### AIM
Please write out the lines of the data exactly, beginning with the first and ending with the line containing "0.9031, 0.8896, 0.8951]"; leave the pictures behind.
------------------------
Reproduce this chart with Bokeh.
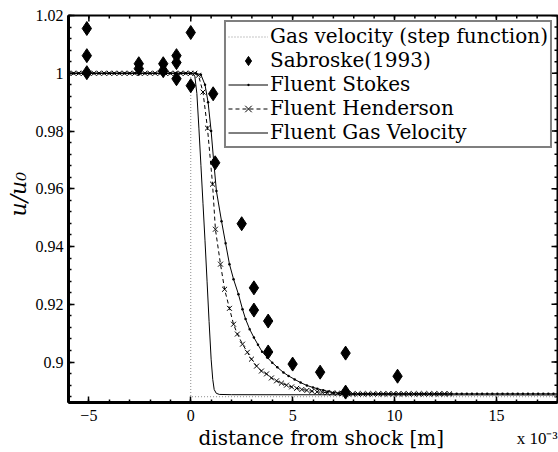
import math
from bokeh.plotting import figure
from bokeh.models import FixedTicker, Legend, LegendItem, Range1d, Title
from bokeh.embed import file_html
from bokeh.resources import INLINE

# ---- data (x in units of 1e-3 m) ----
x_step = [-6.0, 0.0, 0.0, 18.0]
u_step = [1.0, 1.0, 0.888, 0.888]

x_sab = [-5.1, -5.1, -5.1, -2.55, -2.55, -1.35, -1.35, -0.7, -0.7, -0.7, 0.0, 0.0,
         1.1, 1.2, 2.5, 2.5, 3.1, 3.1, 3.8, 3.8, 5.0, 6.35, 7.6, 7.6, 10.15]
u_sab = [1.0155, 1.0061, 1.0002, 1.0033, 1.0016, 1.0033, 1.0009, 1.0061, 1.0037, 0.9981, 1.0141, 0.9957,
         0.9929, 0.969, 0.9766, 0.9479, 0.9257, 0.918, 0.9142, 0.9035, 0.8993, 0.8965, 0.9031, 0.8896, 0.8951]

x_sto = [-6.0, -5.75, -5.5, -5.25, -5.0, -4.75, -4.5, -4.25, -4.0, -3.75, -3.5, -3.25, -3.0,
         -2.75, -2.5, -2.25, -2.0, -1.75, -1.5, -1.25, -1.0, -0.75, -0.5, -0.25, 0.0, 0.25, 0.5,
         0.7, 0.85, 1.0, 1.12, 1.26, 1.51, 1.71, 1.9, 2.1, 2.34, 2.54, 2.69, 2.89, 3.1, 3.3, 3.5,
         3.75, 4.0, 4.25, 4.55, 4.8, 5.1, 5.39, 5.7, 6.0, 6.21, 6.5, 6.75, 7.03, 7.3, 7.55, 7.8,
         8.05, 8.3, 8.55, 8.8, 9.05, 9.3, 9.55, 9.8, 10.05, 10.3, 10.55, 10.8, 11.05, 11.3, 11.55,
         11.8, 12.05, 12.3, 12.55, 12.8, 13.05, 13.3, 13.55, 13.8, 14.05, 14.3, 14.55, 14.8, 15.05,
         15.3, 15.55, 15.8, 16.05, 16.3, 16.55, 16.8, 17.05, 17.3, 17.55, 17.8, 18.05]
u_sto = [1.0, 1.0, 1.0, 1.0, 1.0, 1.0, 1.0, 1.0, 1.0, 1.0, 1.0, 1.0, 1.0,
         1.0, 1.0, 1.0, 1.0, 1.0, 1.0, 1.0, 1.0, 1.0, 1.0, 1.0, 1.0, 1.0, 0.9995,
         0.996, 0.99, 0.98, 0.97, 0.9592, 0.9488, 0.9411, 0.9339, 0.9287, 0.9235, 0.9183, 0.9149,
         0.9114, 0.9085, 0.906, 0.9036, 0.9016, 0.8998, 0.8982, 0.8964, 0.8952, 0.894, 0.8929,
         0.8919, 0.8912, 0.8908, 0.8902, 0.8898, 0.8894, 0.8892, 0.8891, 0.889,
         0.889, 0.889, 0.889, 0.889, 0.889, 0.889, 0.889, 0.889, 0.889, 0.889, 0.889, 0.889,
         0.889, 0.889, 0.889, 0.889, 0.889, 0.889, 0.889, 0.889, 0.889, 0.889, 0.889, 0.889,
         0.889, 0.889, 0.889, 0.889, 0.889, 0.889, 0.889, 0.889, 0.889, 0.889, 0.889, 0.889,
         0.889, 0.889, 0.889, 0.889, 0.889]

x_hen = [-6.0, -5.75, -5.5, -5.25, -5.0, -4.75, -4.5, -4.25, -4.0, -3.75, -3.5, -3.25, -3.0,
         -2.75, -2.5, -2.25, -2.0, -1.75, -1.5, -1.25, -1.0, -0.75, -0.5, -0.25, 0.0, 0.2,
         0.38, 0.6, 0.82, 1.07, 1.21, 1.46, 1.66, 1.9, 2.1, 2.29, 2.54, 2.78, 2.98, 3.23, 3.47,
         3.72, 3.96, 4.21, 4.45, 4.7, 4.95, 5.2, 5.45, 5.7, 5.95, 6.2, 6.45, 6.7, 6.95, 7.2,
         7.45, 7.7, 7.95, 8.2, 8.45, 8.7, 8.95, 9.2, 9.45, 9.7, 9.95, 10.2, 10.45, 10.7, 10.95,
         11.2, 11.45, 11.7, 11.95, 12.2, 12.45, 12.7]
u_hen = [1.0, 1.0, 1.0, 1.0, 1.0, 1.0, 1.0, 1.0, 1.0, 1.0, 1.0, 1.0, 1.0,
         1.0, 1.0, 1.0, 1.0, 1.0, 1.0, 1.0, 1.0, 1.0, 1.0, 1.0, 1.0, 1.0,
         0.9993, 0.9935, 0.981, 0.9616, 0.946, 0.9339, 0.9252, 0.9186, 0.9131, 0.9097, 0.9062,
         0.9034, 0.901, 0.8986, 0.8969, 0.8959, 0.8945, 0.8935, 0.8927, 0.892, 0.8914, 0.8909,
         0.8905, 0.8902, 0.8899, 0.8897, 0.8895, 0.8894, 0.8893, 0.8892, 0.8891, 0.8891, 0.889,
         0.889, 0.889, 0.889, 0.889, 0.889, 0.889, 0.889, 0.889, 0.889, 0.889, 0.889, 0.889,
         0.889, 0.889, 0.889, 0.889, 0.889, 0.889, 0.889]

x_gas = [-6.0, 0.1, 0.2, 0.3, 0.4, 0.5, 0.6, 0.7, 0.8, 0.9, 1.0, 1.08, 1.15, 1.25, 1.4, 2.0, 18.0]
u_gas = [1.0, 1.0, 0.999, 0.993, 0.981, 0.968, 0.955, 0.942, 0.928, 0.914, 0.901, 0.894,
         0.8905, 0.8892, 0.8888, 0.8887, 0.8886]

x_ticks = [-5, 0, 5, 10, 15]
x_tick_labels = ["\u22125", "0", "5", "10", "15"]
y_ticks = [0.9, 0.92, 0.94, 0.96, 0.98, 1.0, 1.02]
y_tick_labels = ["0.9", "0.92", "0.94", "0.96", "0.98", "1", "1.02"]

legend_labels = ["Gas velocity (step function)", "Sabroske(1993)", "Fluent Stokes",
                 "Fluent Henderson", "Fluent Gas Velocity"]
x_title = "distance from shock [m]"
x_exponent = "x 10\u207b\u00b3"
y_title = "u/u\u2080"

SERIF = "DejaVu Serif"
TIMES = "Liberation Serif"
X0, X1, Y0, Y1 = -6.0, 18.0, 0.886, 1.02

p = figure(width=558, height=452, x_range=Range1d(X0, X1), y_range=Range1d(Y0, Y1),
           output_backend="svg", toolbar_location=None,
           min_border_left=68, min_border_right=1, min_border_top=15, min_border_bottom=50)
p.grid.visible = False
p.outline_line_color = "black"
p.outline_line_width = 2
p.background_fill_color = "white"
p.border_fill_color = "white"

x_minor = [float(v) for v in range(-6, 19)]
y_minor = [round(0.888 + 0.004 * i, 3) for i in range(0, 34)]

def style_axis(ax, ticks, minor, labels):
    ax.ticker = FixedTicker(ticks=ticks, minor_ticks=minor)
    ax.major_tick_in = 6
    ax.major_tick_out = 0
    ax.minor_tick_in = 3
    ax.minor_tick_out = 0
    ax.major_tick_line_width = 1.5
    ax.minor_tick_line_width = 1.5
    ax.major_tick_line_color = "black"
    ax.minor_tick_line_color = "black"
    ax.major_label_overrides = {t: l for t, l in zip(ticks, labels)}
    ax.major_label_text_font = TIMES
    ax.major_label_text_font_size = "16px"
    ax.major_label_text_color = "black"
    ax.axis_line_width = 3
    ax.axis_line_color = "black"

xa = p.xaxis[0]
ya = p.yaxis[0]
style_axis(xa, x_ticks, x_minor, x_tick_labels)
style_axis(ya, y_ticks, y_minor, y_tick_labels)
xa.major_label_standoff = 7
ya.major_label_standoff = 5

# axis titles as side-panel titles (placed as in the reference)
t_main = Title(text=x_title, align="left", offset=130, standoff=0,
               text_font=SERIF, text_font_size="20px", text_font_style="normal",
               text_color="black")
p.add_layout(t_main, "below")
t_exp = Title(text=x_exponent, align="right", offset=0, standoff=-42,
              vertical_align="top",
              text_font=TIMES, text_font_size="17px", text_font_style="normal",
              text_color="black")
p.add_layout(t_exp, "below")
t_y = Title(text=y_title, align="left", offset=186, standoff=4,
            text_font=SERIF, text_font_size="22px", text_font_style="italic",
            text_color="black")
p.add_layout(t_y, "left")

# tick marks on the top and right frame edges (box on)
p.ray(x=x_ticks, y=[Y1] * len(x_ticks), length=6, length_units="screen",
      angle=-math.pi / 2, line_color="black", line_width=1.5)
p.ray(x=x_minor, y=[Y1] * len(x_minor), length=3, length_units="screen",
      angle=-math.pi / 2, line_color="black", line_width=1.5)
p.ray(x=[X1] * len(y_ticks), y=y_ticks, length=6, length_units="screen",
      angle=math.pi, line_color="black", line_width=1.5)
p.ray(x=[X1] * len(y_minor), y=y_minor, length=3, length_units="screen",
      angle=math.pi, line_color="black", line_width=1.5)

r_step = p.line(x_step, u_step, line_color="#8c8c8c", line_dash="1 2", line_width=1)
r_gas = p.line(x_gas, u_gas, line_color="black", line_width=1)
r_sto_l = p.line(x_sto, u_sto, line_color="black", line_width=1)
r_sto_m = p.scatter(x_sto, u_sto, marker="dot", size=10, line_color="black", fill_color="black")
r_hen_l = p.line(x_hen, u_hen, line_color="black", line_width=1, line_dash="4 3")
r_hen_m = p.scatter(x_hen, u_hen, marker="x", size=7, line_color="black", line_width=1)
r_sab = p.scatter(x_sab, u_sab, marker="diamond", size=14, color="black")

legend = Legend(items=[
    LegendItem(label=legend_labels[0], renderers=[r_step]),
    LegendItem(label=legend_labels[1], renderers=[r_sab]),
    LegendItem(label=legend_labels[2], renderers=[r_sto_l, r_sto_m]),
    LegendItem(label=legend_labels[3], renderers=[r_hen_l, r_hen_m]),
    LegendItem(label=legend_labels[4], renderers=[r_gas]),
], location="top_right")
legend.margin = 5
legend.padding = 2
legend.spacing = 0
legend.glyph_width = 40
legend.glyph_height = 23
legend.label_height = 23
legend.label_standoff = 2
legend.label_text_font = SERIF
legend.label_text_font_size = "20px"
legend.label_text_color = "black"
legend.border_line_color = "black"
legend.border_line_width = 2
legend.background_fill_color = "white"
legend.background_fill_alpha = 1.0
p.add_layout(legend)

open("out.html", "w").write(file_html(p, INLINE))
------------------------
### IN RESPONSE
Reproduce this chart with Bokeh.
import math
from bokeh.plotting import figure
from bokeh.models import FixedTicker, Legend, LegendItem, Range1d, Title
from bokeh.embed import file_html
from bokeh.resources import INLINE

# ---- data (x in units of 1e-3 m) ----
x_step = [-6.0, 0.0, 0.0, 18.0]
u_step = [1.0, 1.0, 0.888, 0.888]

x_sab = [-5.1, -5.1, -5.1, -2.55, -2.55, -1.35, -1.35, -0.7, -0.7, -0.7, 0.0, 0.0,
         1.1, 1.2, 2.5, 2.5, 3.1, 3.1, 3.8, 3.8, 5.0, 6.35, 7.6, 7.6, 10.15]
u_sab = [1.0155, 1.0061, 1.0002, 1.0033, 1.0016, 1.0033, 1.0009, 1.0061, 1.0037, 0.9981, 1.0141, 0.9957,
         0.9929, 0.969, 0.9766, 0.9479, 0.9257, 0.918, 0.9142, 0.9035, 0.8993, 0.8965, 0.9031, 0.8896, 0.8951]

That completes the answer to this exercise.